Even if visible, the fainter globulars are usually not resolved for most observers, which makes them look a lot like round galaxies. In fact, the drop off in brightness away from the center behaves similarly to galaxies. Thus, as an adjunct to my galaxy photometry pages, I have put together this page on globular clusters. A big thanks to Tony Flanders for prompting me to actually undertake this logical extension.
What I have done is taken existing data on the brightness of a globular as a function of increasing circular aperture, and fit a function to that data. From that, I can assess the brightness of a globular at a set of apparent sizes. You can take a look at a sampling of fits if you like. The point is that if you are barely detecting a globular (or galaxy), you are only seeing the innermost core region, and not all globulars have the same light distribution. Thus, total magnitude may not be the best number for judging how likely you are to detect the globular. "Concentration class" can be a good indicator, when combined with total magnitude. But, it is a somewhat subjective index, and my technique gives magnitudes of what you might see, which can be directly compared among clusters in a single step.
When you can barely detect an object like a globular or a galaxy through a telescope, it will usually appear smaller than about 2 arcminutes. The higher the power, the smaller the visible portion can be for a detection. Thus, I have calculated visual magnitudes for assumed diameters of 0.5, 1, and 2 arcminutes. As a very rough guide, these correspond to typical powers of 200, 100, and 50, respectively. If you are trying to detect globulars with binoculars or the naked-eye, my derived numbers will probably not be very useful. I may work on that issue at some point. My derived quantities may not be very useful anyway, but I also give total magnitudes and positions for the globulars from William Harris' compilation of Milky Way Globular Cluster Parameters, and those numbers should be useful in any case.
As I see it, the main uses of my derived magnitudes would involve observing some globulars and then using your own visibility data combined with my data table to figure out if you have a realistic chance of seeing other objects under those conditions. I.e. maybe you are trying to see all the Herschel 400 objects with a small telescope under dark skies, or a large telescope under poor skies, etc. Note again that this list is geared toward the detection of the globular, and not with how easy it is to resolve stars. If you are resolving stars, you are way beyond mere detection. [Maybe not true for the poorest clusters?]

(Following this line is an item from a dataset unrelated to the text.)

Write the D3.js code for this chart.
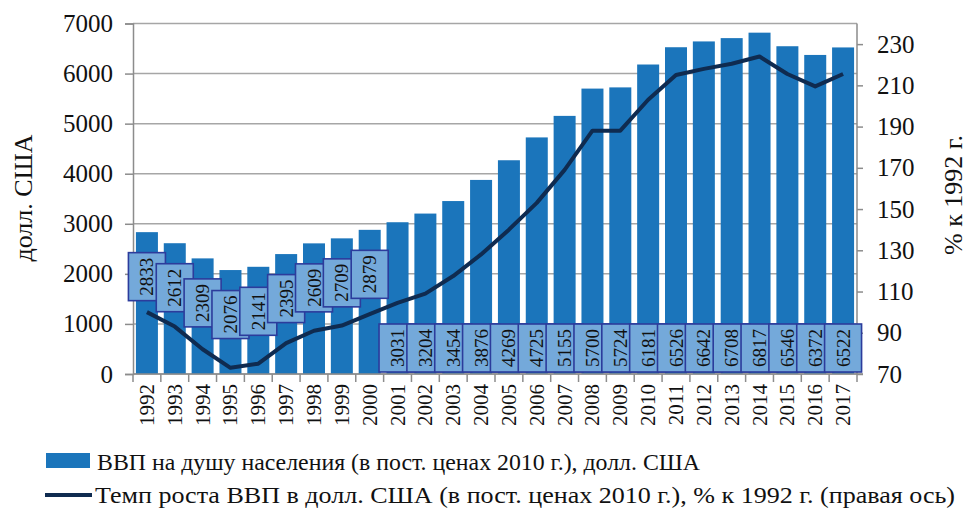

One important note: I have not (yet) included angular sizes for the globulars. It's a matter of choosing a particular criterion for assessing the size. The tidal radii of most globulars are huge, reflecting the fact that there can be gravitationally bound members of the cluster at very considerable distances away from the center. You can see for yourself that a cluster like M13 just sort of gradually fades away into the random background of stars. Where do you draw the line? Reasonable choices can involve things like a circle that encloses xx% of the total light, or picking a point where the surface brightness drops off to some level. I'll eventually commit to something. For now, you could check out the "Accurate Globular Cluster List", or grab Brian Skiff's compilation.
As you might guess, my data tables were put together in a mostly automated manner, so there may be a few stupid mistakes lurking.